Methods and Findings
In accordance with the published protocol (CRD42015022163), TB prevalence surveys in nationally representative and sub-national adult populations (age ≥ 15 y) in low- and middle-income countries published between 1 January 1993 and 15 March 2016 were identified through searches of PubMed, Embase, Global Health, and the Cochrane Database of Systematic Reviews; review of abstracts; and correspondence with the World Health Organization. Random-effects meta-analyses examined male-to-female (M:F) ratios in TB prevalence and prevalence-to-notification (P:N) ratios for smear-positive TB. Meta-regression was done to identify factors associated with higher M:F ratios in prevalence and higher P:N ratios. Eighty-three publications describing 88 surveys with over 3.1 million participants in 28 countries were identified (36 surveys in Africa, three in the Americas, four in the Eastern Mediterranean, 28 in South-East Asia and 17 in the Western Pacific). Fifty-six surveys reported in 53 publications were included in quantitative analyses. Overall random-effects weighted M:F prevalence ratios were 2.21 (95% CI 1.92–2.54; 56 surveys) for bacteriologically positive TB and 2.51 (95% CI 2.07–3.04; 40 surveys) for smear-positive TB. M:F prevalence ratios were highest in South-East Asia and in surveys that did not require self-report of signs/symptoms in initial screening procedures. The summary random-effects weighted M:F ratio for P:N ratios was 1.55 (95% CI 1.25–1.91; 34 surveys). We intended to stratify the analyses by age, HIV status, and rural or urban setting; however, few studies reported such data.
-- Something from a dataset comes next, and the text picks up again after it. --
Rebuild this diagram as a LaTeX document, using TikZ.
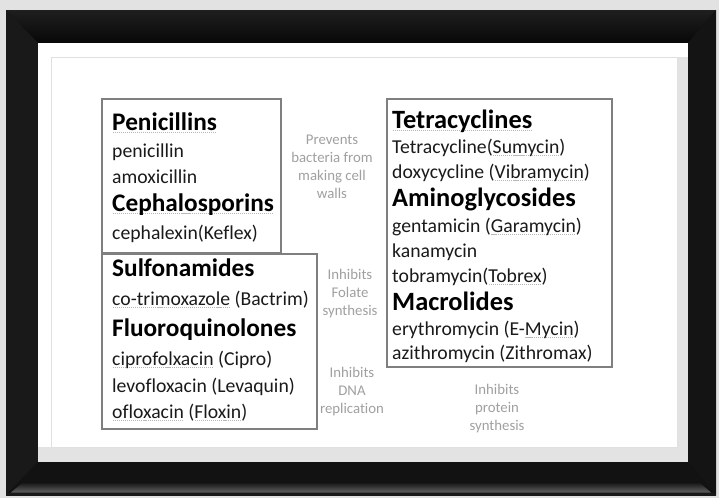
\documentclass[tikz,border=0pt]{standalone}
\usepackage{fontspec}
\setmainfont{Carlito}[Ligatures={NoCommon}]
\definecolor{bgout}{HTML}{E2E2E2}
\definecolor{boxline}{HTML}{7F7F7F}
\definecolor{labgray}{HTML}{A0A0A0}
\definecolor{matline}{HTML}{E0E0E0}
\definecolor{matshadow}{HTML}{E3E3E3}
\definecolor{txt}{HTML}{1A1A1A}
\newcommand\bodyfont{\fontsize{19.7}{24}\selectfont}
\newcommand\headfont{\fontsize{25.3}{30}\selectfont\bfseries}
\newcommand\headfontr{\fontsize{26.4}{30}\selectfont\bfseries}
\newcommand\labfont{\fontsize{14.8}{18}\selectfont}
\newcommand\pu[1]{\setbox0\hbox{#1}\rlap{\color{black!28}\hbox to \wd0{\xleaders\hbox to 2pt{\hss\vrule height -2.4pt depth 3.4pt width 1.1pt\hss}\hfill}}\box0\relax}
\begin{document}
\begin{tikzpicture}[x=1pt,y=-1pt,
  box/.style={draw=boxline,line width=1.3pt,anchor=north west,inner sep=0pt,outer sep=0pt},
  body/.style={anchor=base west,inner sep=0pt,font=\bodyfont,text=txt},
  head/.style={anchor=base west,inner sep=0pt,font=\headfont,text=black},
  headr/.style={anchor=base west,inner sep=0pt,font=\headfontr,text=black},
  lab/.style={align=center,inner sep=0pt,font=\labfont,text=labgray}]
\useasboundingbox (0,0) rectangle (719,498);
% background
\fill[bgout] (0,0) rectangle (719,498);
% frame
\fill[black!95] (6,10) rectangle (716,495);
\shade[top color=black!88,bottom color=black!97] (6,10)--(716,10)--(688,43)--(38,43)--cycle;
\fill[black!90] (6,10)--(38,43)--(38,462)--(6,495)--cycle;
\fill[black!92] (716,10)--(688,43)--(688,462)--(716,495)--cycle;
\fill[black!93] (6,495)--(38,462)--(688,462)--(716,495)--cycle;
\shade[top color=black!90,bottom color=black!62] (22,483)--(700,483)--(711,492.5)--(11,492.5)--cycle;
\fill[black!90] (6,492.5) rectangle (716,495.5);
% mat
\fill[white] (38,43) rectangle (688,462);
\fill[matshadow] (38,447) rectangle (688,462);
\fill[matshadow] (677,57) rectangle (688,462);
\draw[matline,line width=0.8pt] (51,57) rectangle (677,447);
% boxes
\node[box,minimum width=179pt,minimum height=154pt] (bpen) at (102,99) {};
\node[box,minimum width=215pt,minimum height=175pt] (bsul) at (102,254) {};
\node[box,minimum width=225pt,minimum height=268pt] (btet) at (387,99) {};
% box 1 text
\node[head] (h1) at (112,130) {\pu{Penicillins}};
\node[body] (t11) at (112,157) {penicillin};
\node[body] (t12) at (112,183) {amoxicillin};
\node[head] (h2) at (112,211) {\pu{Cephalosporins}};
\node[body] (t21) at (112,239) {cephalexin(Keflex)};
% box 2 text
\node[head] (h3) at (112,276) {Sulfonamides};
\node[body] (t31) at (112,305) {\pu{co-trimoxazole} (Bactrim)};
\node[head] (h4) at (112,336) {Fluoroquinolones};
\node[body] (t41) at (112,365) {\pu{ciprofolxacin} (Cipro)};
\node[body] (t42) at (112,392) {levofloxacin (Levaquin)};
\node[body] (t43) at (112,418) {\pu{ofloxacin} (\pu{Floxin})};
% box 3 text
\node[headr] (h5) at (392,128) {\pu{Tetracyclines}};
\node[body] (t51) at (392,153) {Tetracycline(\pu{Sumycin})};
\node[body] (t52) at (392,178) {doxycycline (\pu{Vibramycin})};
\node[headr] (h6) at (392,206) {Aminoglycosides};
\node[body] (t61) at (392,232) {gentamicin (\pu{Garamycin})};
\node[body] (t62) at (392,257) {kanamycin};
\node[body] (t63) at (392,282) {tobramycin(\pu{Tobrex})};
\node[headr] (h7) at (392,310) {Macrolides};
\node[body] (t71) at (392,335) {erythromycin (E-\pu{Mycin})};
\node[body] (t72) at (392,359) {azithromycin (Zithromax)};
% gray labels
\node[lab] (l1) at (332,167) {Prevents\\bacteria from\\making cell\\walls};
\node[lab] (l2) at (350,294) {Inhibits\\Folate\\synthesis};
\node[lab] (l3) at (352,392) {Inhibits\\DNA\\replication};
\node[lab] (l4) at (497,409) {Inhibits\\protein\\synthesis};
\end{tikzpicture}
\end{document}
TB prevalence is significantly higher among men than women in low- and middle-income countries, with strong evidence that men are disadvantaged in seeking and/or accessing TB care in many settings. Global strategies and national TB programmes should recognise men as an underserved high-risk group and improve men’s access to diagnostic and screening services to reduce the overall burden of TB more effectively and ensure gender equity in TB care.
Why Was This Study Done?
- Global health initiatives have tended to treat “gender” issues in health as being synonymous with women’s health. However, for infectious diseases, policy and practice need to be guided by epidemiological data and consideration of transmission dynamics.
- Many more men than women are diagnosed with, and die from, tuberculosis (TB) globally.
- Data from population-level surveys for undiagnosed TB, carried out in a number of countries during the last two decades, can be combined with data on diagnosed (notified) cases to provide more complete insight into the magnitude and nature of sex differences in TB.
What Did the Researchers Do and Find?
- Surveys conducted to identify adult cases of TB in communities in low- and middle-income countries between 1993 and 2016 were analysed by sex.
- TB prevalence among men was over twice as high as among women and was substantially higher even in settings with high HIV prevalence.
- Case notification rates were also higher for men, and the ratio of prevalent-to-notified cases of TB—an indication of how long patients take to be diagnosed, on average—was 1.5 times higher among men than women, suggesting that men are less likely than women to achieve a timely diagnosis.
What Do These Findings Mean?
- Given that undiagnosed TB is the key driver for transmission in communities, our data show that greater effort and investment are needed to improve awareness of TB in men as an individual and public health issue.
- Policies on gender and TB should place greater emphasis on the high burden of disease in men and the need to invest in male-friendly diagnostic and screening services, with the aim of reducing undiagnosed TB.